:: Data shown
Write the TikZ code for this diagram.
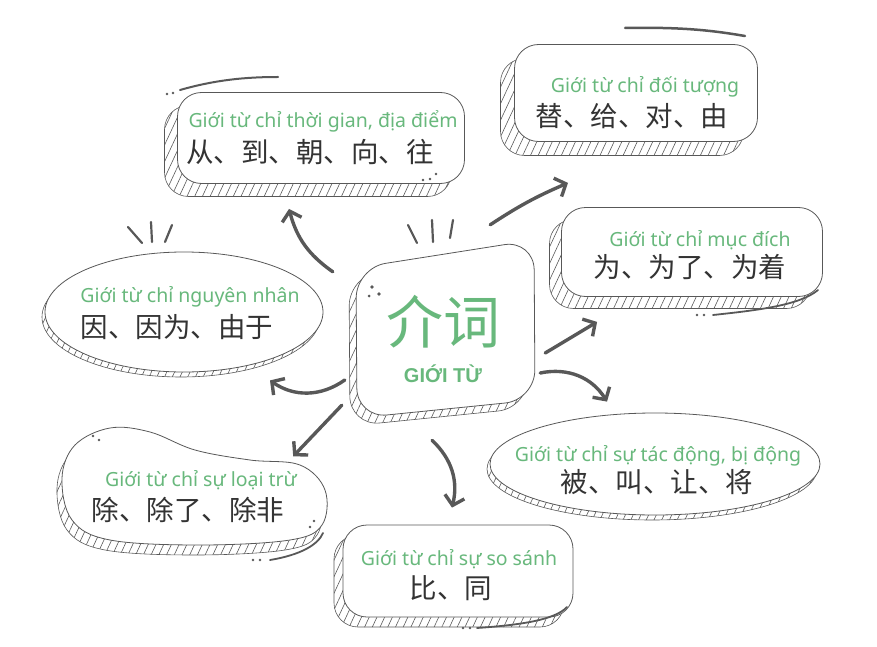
\documentclass[tikz,border=0pt]{standalone}
\usepackage{fontspec}
\setmainfont{Noto Sans}
\newfontfamily\zhfont{Noto Sans CJK SC}
\newfontfamily\headfont{Liberation Sans}
\usetikzlibrary{arrows.meta, shadows, patterns.meta, shapes.geometric}

\definecolor{leaf}{RGB}{104,184,124}
\definecolor{ink}{RGB}{88,88,88}

\tikzset{
  card/.style={draw=ink, line width=0.8pt, fill=white, rounded corners=24pt, inner sep=0pt},
  bubble/.style={ellipse, draw=ink, line width=0.8pt, fill=white, inner sep=0pt},
  hatched/.style 2 args={general shadow={draw=ink, line width=0.6pt,
      pattern={Lines[angle=65, distance=7pt, line width=0.6pt]}, pattern color=ink,
      shadow xshift=#1, shadow yshift=#2}},
  vi/.style={text=leaf, font=\fontsize{19.5}{22}\selectfont},
  zh/.style={text=black!80, font=\zhfont\fontsize{27.5}{31}\selectfont},
  arr/.style={draw=ink, line width=3.4pt, line cap=round,
      -{Straight Barb[length=9pt, width=20pt]}},
  tick/.style={draw=ink, line width=2.2pt, line cap=round},
  speck/.style={fill=ink}
}

\begin{document}
\begin{tikzpicture}[x=1pt,y=-1pt]
\useasboundingbox (0,0) rectangle (877,647);
% Centre card
\path[draw=ink, line width=0.6pt, rounded corners=30pt,
  pattern={Lines[angle=65, distance=7pt, line width=0.6pt]}, pattern color=ink,
  shift={(-7,8)}] (356,268) -- (534,240) -- (535,400) -- (357,418) -- cycle;
\draw[ink, line width=0.8pt, fill=white, rounded corners=30pt]
  (356,268) -- (534,240) -- (535,400) -- (357,418) -- cycle;
\node[minimum width=178pt, minimum height=160pt] (ctr) at (446,333) {};
\node[text=leaf, font=\zhfont\fontsize{57}{60}\selectfont] (ctrzh) at (443,322) {介词};
\node[text=leaf, font=\headfont\bfseries\fontsize{20}{23}\selectfont] (ctrvi) at (443,374) {GIỚI TỪ};
\fill[speck] (372,287) circle (1.8) (379,294) circle (1.8) (369,296) circle (1.5);
% Ticks over centre card
\draw[tick] (408,225) -- (417,243) (432,220) -- (433,242) (453,220) -- (450,238);

% Time and place
\node[card, hatched={-13pt}{-13pt}, minimum width=287pt, minimum height=91pt] (tp) at (321,138) {};
\node[vi] (tpvi) at (323,121) {Giới từ chỉ thời gian, địa điểm};
\node[zh] (tpzh) at (310,152) {从、到、朝、向、往};
\draw[ink, line width=2pt, line cap=round] (180,90) .. controls (215,80) and (245,77) .. (278,77);
\fill[speck] (167,94) circle (1.4) (173,93) circle (1.4);
\fill[speck] (423,180) circle (1.4) (430,179) circle (1.4) (436,174) circle (1.3);

% Object
\node[card, hatched={-14pt}{-14pt}, minimum width=243pt, minimum height=97pt] (obj) at (636,93) {};
\node[vi] (objvi) at (645,87) {Giới từ chỉ đối tượng};
\node[zh] (objzh) at (632,116) {替、给、对、由};
\draw[ink, line width=2.5pt, line cap=round] (625,28) .. controls (680,27) and (710,30) .. (745,36);

% Purpose
\node[card, hatched={-12pt}{-12pt}, minimum width=261pt, minimum height=89pt] (purp) at (692,252) {};
\node[vi] (purpvi) at (700,240) {Giới từ chỉ mục đích};
\node[zh] (purpzh) at (690,267) {为、为了、为着};
\draw[ink, line width=1.8pt, line cap=round] (713,315) .. controls (760,310) and (800,305) .. (818,290);
\fill[speck] (697,315) circle (1.4) (704,315) circle (1.4);

% Cause
\node[bubble, hatched={-3pt}{-5pt}, minimum width=278pt, minimum height=120pt] (cause) at (184,312) {};
\node[vi] (causevi) at (190,297) {Giới từ chỉ nguyên nhân};
\node[zh] (causezh) at (177,327) {因、因为、由于};
\draw[tick] (128,227) -- (142,243) (151,222) -- (152,242) (172,225) -- (165,242);

% Passive
\node[bubble, hatched={-3pt}{-5pt}, minimum width=330pt, minimum height=102pt] (pass) at (655,464) {};
\node[vi] (passvi) at (658,456) {Giới từ chỉ sự tác động, bị động};
\node[zh] (passzh) at (657,482) {被、叫、让、将};

% Exclusion
\path[draw=ink, line width=0.6pt, pattern={Lines[angle=65, distance=7pt, line width=0.6pt]},
  pattern color=ink, shift={(-5,10)}]
  plot[smooth cycle, tension=0.6] coordinates {(62,478) (75,445) (110,428) (150,432) (195,450)
  (250,460) (300,465) (325,490) (322,525) (290,540) (200,545) (110,540) (72,520)};
\draw[ink, line width=0.8pt, fill=white]
  plot[smooth cycle, tension=0.6] coordinates {(62,478) (75,445) (110,428) (150,432) (195,450)
  (250,460) (300,465) (325,490) (322,525) (290,540) (200,545) (110,540) (72,520)};
\node[minimum width=260pt, minimum height=115pt] (excl) at (195,487) {};
\node[vi] (exclvi) at (201,480) {Giới từ chỉ sự loại trừ};
\node[zh] (exclzh) at (188,510) {除、除了、除非};
\draw[ink, line width=1.8pt, line cap=round] (270,560) .. controls (300,555) and (318,545) .. (323,533);
\fill[speck] (93,436) circle (1.4) (99,440) circle (1.4) (253,560) circle (1.4) (260,560) circle (1.4);
\fill[speck] (310,527) circle (1.4) (314,521) circle (1.4);

% Comparison
\node[card, hatched={-9pt}{-10pt}, minimum width=230pt, minimum height=92pt] (cmp) at (458,571) {};
\node[vi] (cmpvi) at (459,559) {Giới từ chỉ sự so sánh};
\node[zh] (cmpzh) at (451,588) {比、同};
\draw[ink, line width=1.8pt, line cap=round] (477,628) .. controls (520,625) and (555,620) .. (567,607);
\fill[speck] (463,628) circle (1.4) (470,628) circle (1.4);

% Arrows from the centre
\draw[arr] ([shift={(-24,19)}]ctr.north west) to[bend left=20] ([shift={(-32,25)}]tp.south);
\draw[arr] ([shift={(-45,-28)}]ctr.north east) to[bend left=5] ([shift={(-68,41)}]obj.south);
\draw[arr] ([shift={(10,20)}]ctr.east) -- ([shift={(36,25)}]purp.south west);
\draw[arr] ([shift={(5,40)}]ctr.east) to[bend left=35] ([shift={(-48,-11)}]pass.north);
\draw[arr] ([shift={(-14,27)}]ctr.south) to[bend left=30] ([shift={(-6,-17)}]cmp.north);
\draw[arr] ([shift={(-15,-8)}]ctr.south west) -- ([shift={(-32,27)}]excl.north east);
\draw[arr] ([shift={(-12,47)}]ctr.west) to[bend left=35] ([shift={(86,8)}]cause.south);
\end{tikzpicture}
\end{document}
::::
→ **What you are asked to do**:
Reproduce the whole listing word for word, setting aside any pictures.

→ **Solution to this task**:
Write the TikZ code for this diagram.
\documentclass[tikz,border=0pt]{standalone}
\usepackage{fontspec}
\setmainfont{Noto Sans}
\newfontfamily\zhfont{Noto Sans CJK SC}
\newfontfamily\headfont{Liberation Sans}
\usetikzlibrary{arrows.meta, shadows, patterns.meta, shapes.geometric}

\definecolor{leaf}{RGB}{104,184,124}
\definecolor{ink}{RGB}{88,88,88}

\tikzset{
  card/.style={draw=ink, line width=0.8pt, fill=white, rounded corners=24pt, inner sep=0pt},
  bubble/.style={ellipse, draw=ink, line width=0.8pt, fill=white, inner sep=0pt},
  hatched/.style 2 args={general shadow={draw=ink, line width=0.6pt,
      pattern={Lines[angle=65, distance=7pt, line width=0.6pt]}, pattern color=ink,
      shadow xshift=#1, shadow yshift=#2}},
  vi/.style={text=leaf, font=\fontsize{19.5}{22}\selectfont},
  zh/.style={text=black!80, font=\zhfont\fontsize{27.5}{31}\selectfont},
  arr/.style={draw=ink, line width=3.4pt, line cap=round,
      -{Straight Barb[length=9pt, width=20pt]}},
  tick/.style={draw=ink, line width=2.2pt, line cap=round},
  speck/.style={fill=ink}
}

\begin{document}
\begin{tikzpicture}[x=1pt,y=-1pt]
\useasboundingbox (0,0) rectangle (877,647);
% Centre card
\path[draw=ink, line width=0.6pt, rounded corners=30pt,
  pattern={Lines[angle=65, distance=7pt, line width=0.6pt]}, pattern color=ink,
  shift={(-7,8)}] (356,268) -- (534,240) -- (535,400) -- (357,418) -- cycle;
\draw[ink, line width=0.8pt, fill=white, rounded corners=30pt]
  (356,268) -- (534,240) -- (535,400) -- (357,418) -- cycle;
\node[minimum width=178pt, minimum height=160pt] (ctr) at (446,333) {};
\node[text=leaf, font=\zhfont\fontsize{57}{60}\selectfont] (ctrzh) at (443,322) {介词};
\node[text=leaf, font=\headfont\bfseries\fontsize{20}{23}\selectfont] (ctrvi) at (443,374) {GIỚI TỪ};
\fill[speck] (372,287) circle (1.8) (379,294) circle (1.8) (369,296) circle (1.5);
% Ticks over centre card
\draw[tick] (408,225) -- (417,243) (432,220) -- (433,242) (453,220) -- (450,238);

% Time and place
\node[card, hatched={-13pt}{-13pt}, minimum width=287pt, minimum height=91pt] (tp) at (321,138) {};
\node[vi] (tpvi) at (323,121) {Giới từ chỉ thời gian, địa điểm};
\node[zh] (tpzh) at (310,152) {从、到、朝、向、往};
\draw[ink, line width=2pt, line cap=round] (180,90) .. controls (215,80) and (245,77) .. (278,77);
\fill[speck] (167,94) circle (1.4) (173,93) circle (1.4);
\fill[speck] (423,180) circle (1.4) (430,179) circle (1.4) (436,174) circle (1.3);

% Object
\node[card, hatched={-14pt}{-14pt}, minimum width=243pt, minimum height=97pt] (obj) at (636,93) {};
\node[vi] (objvi) at (645,87) {Giới từ chỉ đối tượng};
\node[zh] (objzh) at (632,116) {替、给、对、由};
\draw[ink, line width=2.5pt, line cap=round] (625,28) .. controls (680,27) and (710,30) .. (745,36);

% Purpose
\node[card, hatched={-12pt}{-12pt}, minimum width=261pt, minimum height=89pt] (purp) at (692,252) {};
\node[vi] (purpvi) at (700,240) {Giới từ chỉ mục đích};
\node[zh] (purpzh) at (690,267) {为、为了、为着};
\draw[ink, line width=1.8pt, line cap=round] (713,315) .. controls (760,310) and (800,305) .. (818,290);
\fill[speck] (697,315) circle (1.4) (704,315) circle (1.4);

% Cause
\node[bubble, hatched={-3pt}{-5pt}, minimum width=278pt, minimum height=120pt] (cause) at (184,312) {};
\node[vi] (causevi) at (190,297) {Giới từ chỉ nguyên nhân};
\node[zh] (causezh) at (177,327) {因、因为、由于};
\draw[tick] (128,227) -- (142,243) (151,222) -- (152,242) (172,225) -- (165,242);

% Passive
\node[bubble, hatched={-3pt}{-5pt}, minimum width=330pt, minimum height=102pt] (pass) at (655,464) {};
\node[vi] (passvi) at (658,456) {Giới từ chỉ sự tác động, bị động};
\node[zh] (passzh) at (657,482) {被、叫、让、将};

% Exclusion
\path[draw=ink, line width=0.6pt, pattern={Lines[angle=65, distance=7pt, line width=0.6pt]},
  pattern color=ink, shift={(-5,10)}]
  plot[smooth cycle, tension=0.6] coordinates {(62,478) (75,445) (110,428) (150,432) (195,450)
  (250,460) (300,465) (325,490) (322,525) (290,540) (200,545) (110,540) (72,520)};
\draw[ink, line width=0.8pt, fill=white]
  plot[smooth cycle, tension=0.6] coordinates {(62,478) (75,445) (110,428) (150,432) (195,450)
  (250,460) (300,465) (325,490) (322,525) (290,540) (200,545) (110,540) (72,520)};
\node[minimum width=260pt, minimum height=115pt] (excl) at (195,487) {};
\node[vi] (exclvi) at (201,480) {Giới từ chỉ sự loại trừ};
\node[zh] (exclzh) at (188,510) {除、除了、除非};
\draw[ink, line width=1.8pt, line cap=round] (270,560) .. controls (300,555) and (318,545) .. (323,533);
\fill[speck] (93,436) circle (1.4) (99,440) circle (1.4) (253,560) circle (1.4) (260,560) circle (1.4);
\fill[speck] (310,527) circle (1.4) (314,521) circle (1.4);

% Comparison
\node[card, hatched={-9pt}{-10pt}, minimum width=230pt, minimum height=92pt] (cmp) at (458,571) {};
\node[vi] (cmpvi) at (459,559) {Giới từ chỉ sự so sánh};
\node[zh] (cmpzh) at (451,588) {比、同};
\draw[ink, line width=1.8pt, line cap=round] (477,628) .. controls (520,625) and (555,620) .. (567,607);
\fill[speck] (463,628) circle (1.4) (470,628) circle (1.4);

% Arrows from the centre
\draw[arr] ([shift={(-24,19)}]ctr.north west) to[bend left=20] ([shift={(-32,25)}]tp.south);
\draw[arr] ([shift={(-45,-28)}]ctr.north east) to[bend left=5] ([shift={(-68,41)}]obj.south);
\draw[arr] ([shift={(10,20)}]ctr.east) -- ([shift={(36,25)}]purp.south west);
\draw[arr] ([shift={(5,40)}]ctr.east) to[bend left=35] ([shift={(-48,-11)}]pass.north);
\draw[arr] ([shift={(-14,27)}]ctr.south) to[bend left=30] ([shift={(-6,-17)}]cmp.north);
\draw[arr] ([shift={(-15,-8)}]ctr.south west) -- ([shift={(-32,27)}]excl.north east);
\draw[arr] ([shift={(-12,47)}]ctr.west) to[bend left=35] ([shift={(86,8)}]cause.south);
\end{tikzpicture}
\end{document}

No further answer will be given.